The researchers conducted experiments with managed bumblebees to test the effects of an upper-limit dietary exposure to streptomycin. The work took place between spring 2019 and fall 2020.
“No one has examined the potential impacts on pollinators of broadcast spraying of antibiotics in agriculture, despite their widespread use,” said Avila, post-doctoral fellow in the department of biology at Emory University.
Brosi said the research is a first step toward understanding whether the use of streptomycin on food crops is taking a toll on beneficial pollinators.
“We used a laboratory foraging chamber for this work,” he said. “It uses artificial flowers a bit like small hummingbird feeders but sized for bees. They are computer controlled and built around a radio-frequency identification reader (RFID). They dispense a nectar reward when a bee with a tiny RFID tag enters the flower.”
He said that the tags had unique identifiers so they could track which bee went to which flower, when they went there, and how long they were in each flower.
“The system has a lot of power for understanding the choices bees make between flowers.”
In a separate test, half the bees were fed on plain sucrose, or sugar water, to simulate nectar. The other half were fed on sucrose dosed with streptomycin. After two days on the diet, the bees were presented with different coloured cardboard strips, yellow and blue. One colour was saturated with plain water and the other was saturated with sucrose.
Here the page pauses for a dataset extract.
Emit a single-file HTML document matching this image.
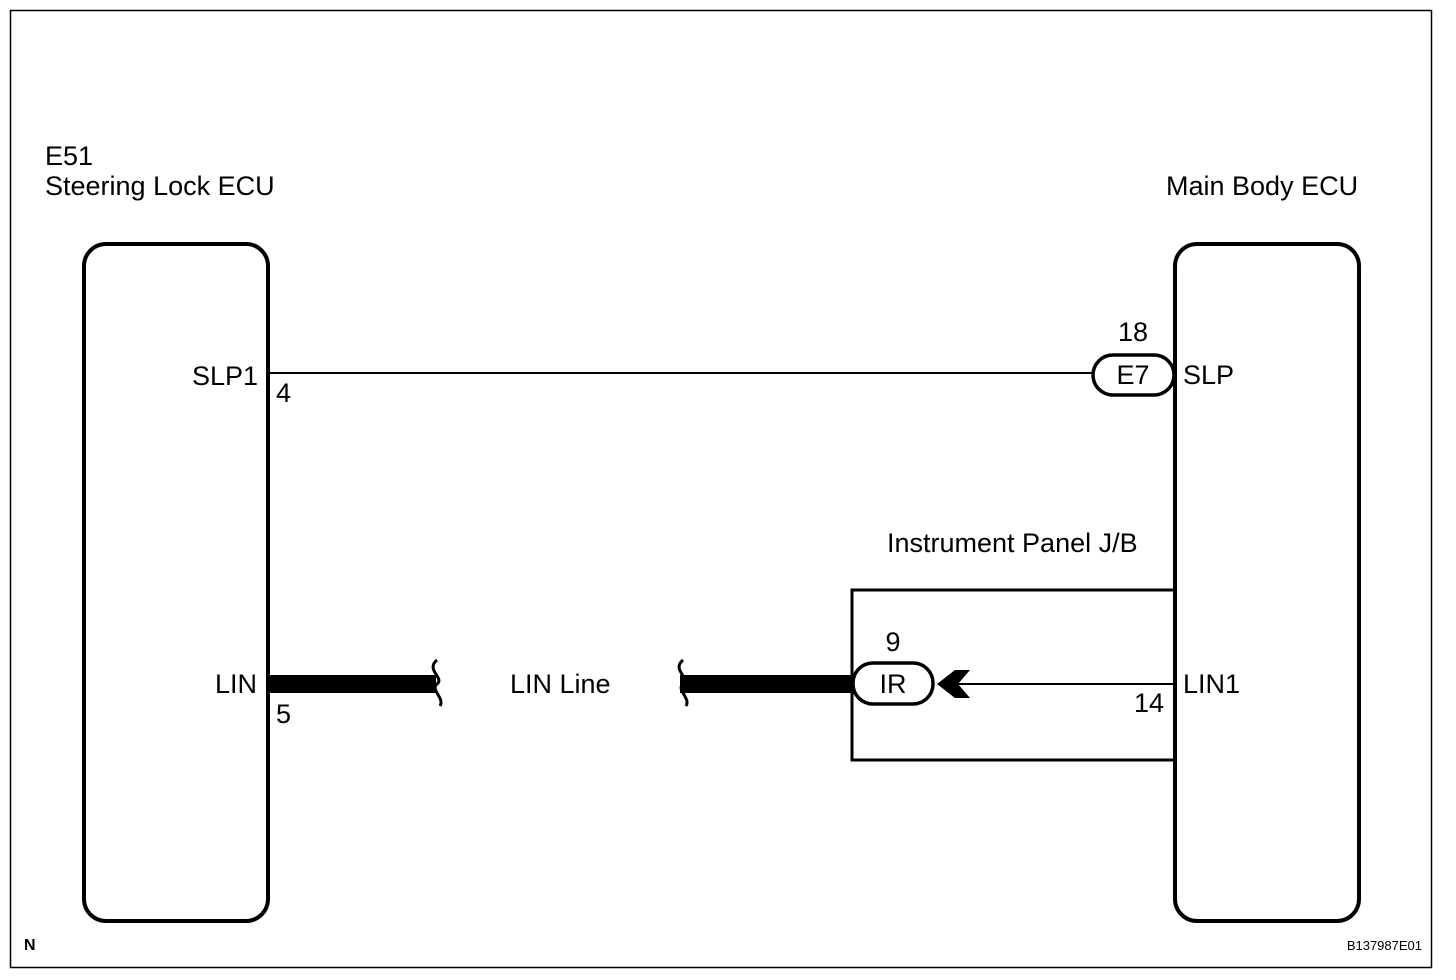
<!DOCTYPE html>
<html><head><meta charset="utf-8"><style>
html,body{margin:0;padding:0;background:#fff;}
svg{display:block;}
text{font-family:"Liberation Sans",Arial,sans-serif;fill:#000;}
</style></head><body>
<svg width="1456" height="980" viewBox="0 0 1456 980" xmlns="http://www.w3.org/2000/svg">
<rect x="10.5" y="10.5" width="1421" height="957" fill="none" stroke="#000" stroke-width="1.5"/>
<text x="45" y="165" font-size="27">E51</text>
<text x="45" y="195" font-size="27">Steering Lock ECU</text>
<text x="1166" y="195" font-size="27">Main Body ECU</text>
<rect x="84" y="244" width="184" height="677" rx="22" fill="none" stroke="#000" stroke-width="4"/>
<rect x="1175" y="244" width="184" height="677" rx="22" fill="none" stroke="#000" stroke-width="4"/>
<line x1="268" y1="373" x2="1094" y2="373" stroke="#000" stroke-width="2"/>
<rect x="1093" y="355" width="81" height="40" rx="20" fill="#fff" stroke="#000" stroke-width="3.5"/>
<text x="1133" y="384" font-size="27" text-anchor="middle">E7</text>
<text x="1133" y="341" font-size="27" text-anchor="middle">18</text>
<text x="1183" y="384" font-size="27">SLP</text>
<text x="258" y="385" font-size="27" text-anchor="end">SLP1</text>
<text x="276" y="402" font-size="27">4</text>
<text x="887" y="552" font-size="27">Instrument Panel J/B</text>
<polyline points="1175,590 852,590 852,760 1175,760" fill="none" stroke="#000" stroke-width="3"/>
<rect x="268" y="675" width="168" height="18" fill="#000"/>
<path d="M437,660 C425,670 445,678 437,684 C430,690 445,698 440,706" fill="none" stroke="#000" stroke-width="3"/>
<rect x="680" y="675" width="172" height="18" fill="#000"/>
<path d="M683,660 C671,670 691,678 683,684 C676,690 691,698 686,706" fill="none" stroke="#000" stroke-width="3"/>
<text x="510" y="693" font-size="27">LIN Line</text>
<rect x="853" y="663" width="80" height="41" rx="20" fill="#fff" stroke="#000" stroke-width="3.5"/>
<text x="893" y="693" font-size="27" text-anchor="middle">IR</text>
<text x="893" y="651" font-size="27" text-anchor="middle">9</text>
<polygon points="937,684 955,670 970,670 958,684 970,698 955,698" fill="#000"/>
<line x1="958" y1="684" x2="1175" y2="684" stroke="#000" stroke-width="2"/>
<text x="1183" y="693" font-size="27">LIN1</text>
<text x="1164" y="712" font-size="27" text-anchor="end">14</text>
<text x="257" y="693" font-size="27" text-anchor="end">LIN</text>
<text x="276" y="723" font-size="27">5</text>
<text x="24" y="950" font-size="16" font-weight="bold">N</text>
<text x="1422" y="950" font-size="13" text-anchor="end">B137987E01</text>
</svg>
</body></html>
“You can train bees to distinguish between different rewards based on associations with colour. We trained each bee with two coloured cardboard strips. We made sure they had multiple opportunities to “taste” each with their tongue (proboscis) or with their antennae. Then we collected data after the training and recorded the percentage of bees that went for the sugar water as opposed to the plain water.
“In a nutshell, the control bees (fed plain water) overwhelmingly went for the sugar water (close to 90 percent of the control bees made that choice). By contrast, the antibiotic-exposed bees only chose the sugar water about half the time. Statistically, this was a large and significant difference.”
In addition, the antibiotic-treated bees were more likely to display avoidance behaviour toward the stimuli in the experiments.
Based on evidence from the laboratory work, researchers hypothesize that the observed negative impact of streptomycin on bumblebees may be due to the disruption of the insects’ microbiome.
Brosi said that there is a “gut-brain axis” in many animals whereby microbes in the gut create biochemical signals that are then transmitted back to the brain, often after some modulation.
What is still unknown is how long streptomycin remains active in the field.
Brosi said that they do not know the residual concentrations of antibiotics on crop flowers and their dynamics are not known in terms of effects on pollinators. What is known is that warmer springs can increase bacterial disease pressure, forcing growers to spray multiple times while an orchard is in bloom. As part of their ongoing field work, the researchers have discussed the study with orchard growers.
“Generally, growers value pollination services and want to understand if crop management practices can impact bee health,” said Brosi. “Many are curious about how well alternatives to antibiotics work but are also understandably concerned about the cost of these alternatives.”
Brosi said he was surprised at how strong an effect the streptomycin had on the study bees in the experiments.
Future research is expected to see if the effects observed in the lab can be observed in the field where there is more variation in terms of exposure and a more complex cognitive environment for bees to navigate.
The research was published in the Proceedings of the Royal Society B: Biological Sciences.